When the Aén Ďanez government was sworn in, she resigned from the DCP and remained an independent. She remained a "scourge" of the new government in Parliament, and won re-election as an independent in 1980 and 1985. Despite her continued high profile, she turned down offers to assume a leading role in the PA or run for the presidency. She commented that, with her departure from cabinet, "a spell was broken", and didn't want to "sully my biography with a sad and failed footnote to the glory years".
Owing to her strong opposition to the government, she was one of the few PA parliamentarians not targeted for defeat by People Power-Citizens' Movement. In fact, PP-CM even endorsed her in her circonscription, praising her principled decision to quit the DCP in protest against the coalition. After the PA was ejected from the coalition in 1983, she reconciled with the party, and promised to rejoin once it had returned to office.
After the Ossorian war crisis of 1986 toppled the government, Julie rejoined the DCP and supported the Filomena Pinheiro government. She annouced she would retire at the 1990 federal election, ending a 32-year parliamentary tenure.

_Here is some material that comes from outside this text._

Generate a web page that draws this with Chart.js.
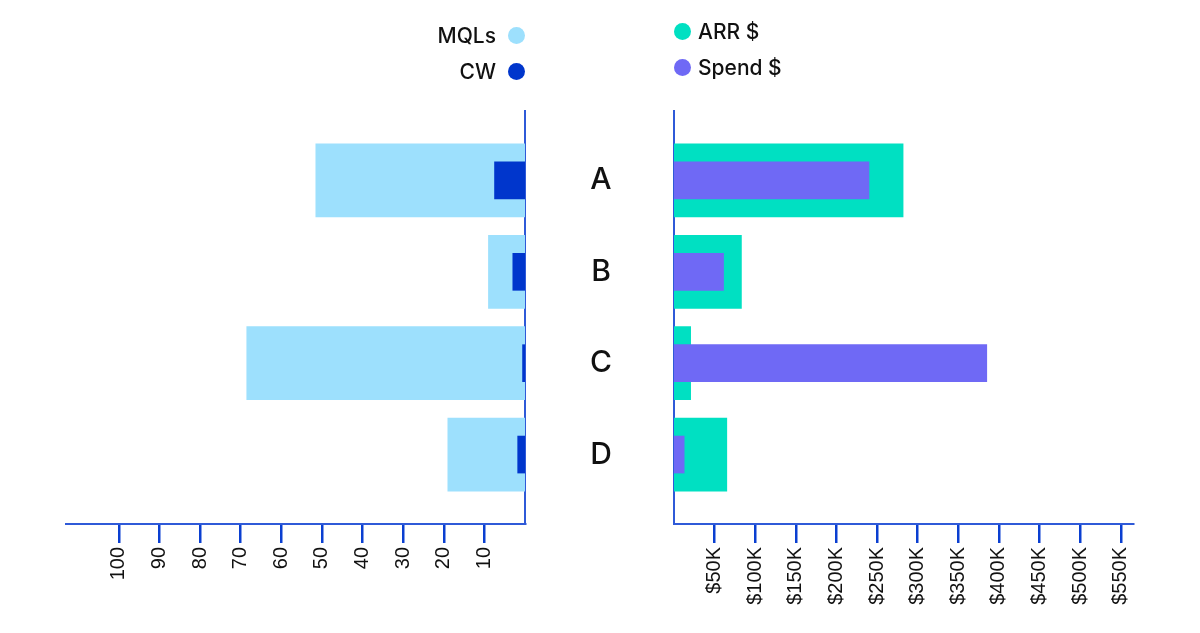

In retirement, Julie maintained her high profile and burnished her reputation as the "mother of Gylias' public service". She provided advice to the Mathilde Vieira government and subsequent governments, embracing the role of an elder stateswoman. She assembled collections of her writings from office, noting with humour that the best-selling was a collection of quotations titled The Wit and Wisdom of Julie Legrand, and continued to write, publishing a well-received autobiography in 2008. She remarked that writing "is an excellent weapon against mental decline in old age".

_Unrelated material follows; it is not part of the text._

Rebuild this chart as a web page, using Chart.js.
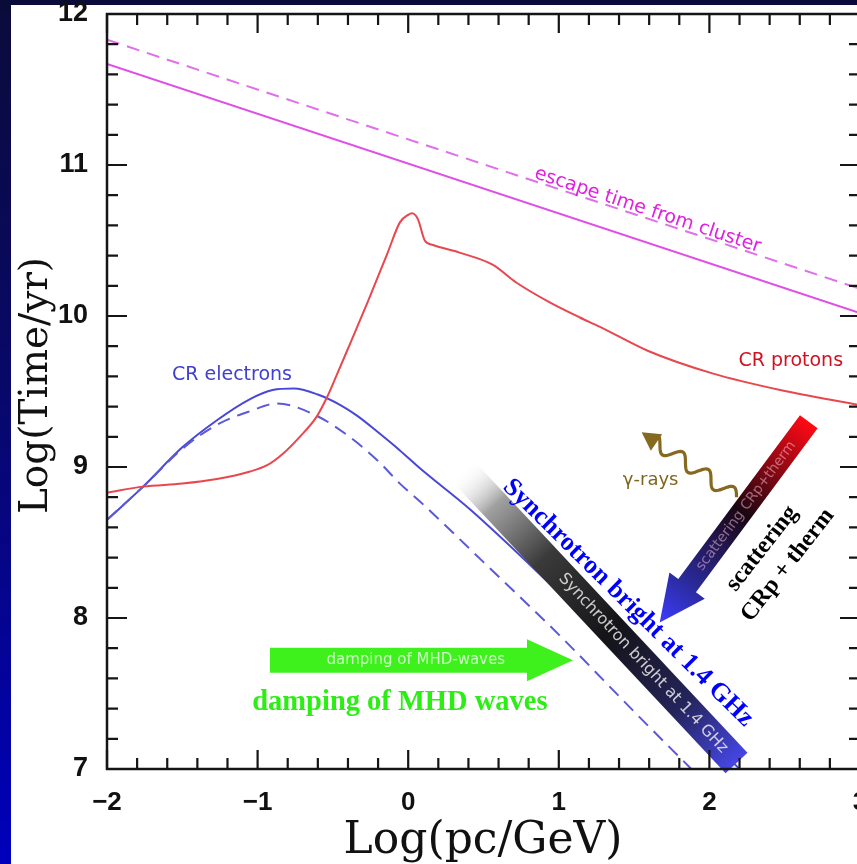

She was interviewed for Rasa Ḑeşéy's 1999 documentary Nation Building, and was later the subject of her own documentary, Julie Levieille ("Julie the old"), in 2016. In a positive review, Downtown wrote that the documentary "focuses touchingly on Julie's longevity, contrasting the physical ravages of her appearance with her thankfully undimmed joie de vivre and larger-than-life personality".
Legacy
Julie was a towering figure in the Golden Revolution, widely known for her achievements as public sector minister and personality. Her role in the successful creation and oversight of Gylias' civil service contributed markedly to the success of the Golden Revolution, and became a bedrock of the Gylian consensus.
She helped establish public service as a glamorous and appealing career choice, attracting numerous talented workers, and establishing Gylians' expectations of efficiency, high quality, and opulent appeal from the public sphere. These have had an enduring impact on Gylian politics, society, and the economy.
Julie's personality was the subject of affectionate parody and imitation in pop culture. It was an influence on rezy (particularly Remi Ďana) and nénédie, and similar genres of pornography that eroticised the archetype of a well-dressed, arrogantly appealing woman.
Although Julie herself only flirted with "wickedness" to a lesser extent than Birgit and Eðe, she became an inspiration for many creators in how to depict "wicked" characters. Marie-Agnès Delaunay declared herself an admirer of Julie, and modelled her "wicked" persona after Julie's casual dominance.
Private life
Julie engaged in several romantic relationships during her lifetime. She never married and had no children, explaining that she chose to prioritise her career, and joking that "a spouse or child gets in the way of the love affair between me and myself."
She was passionate about children and enjoyed their company, often visiting schools to encourage children to think about future careers in public service. She was remembered by Gylian children as Tante Julie ("Aunt Julie").
She identifies as an atheist, and is a supporter of francité.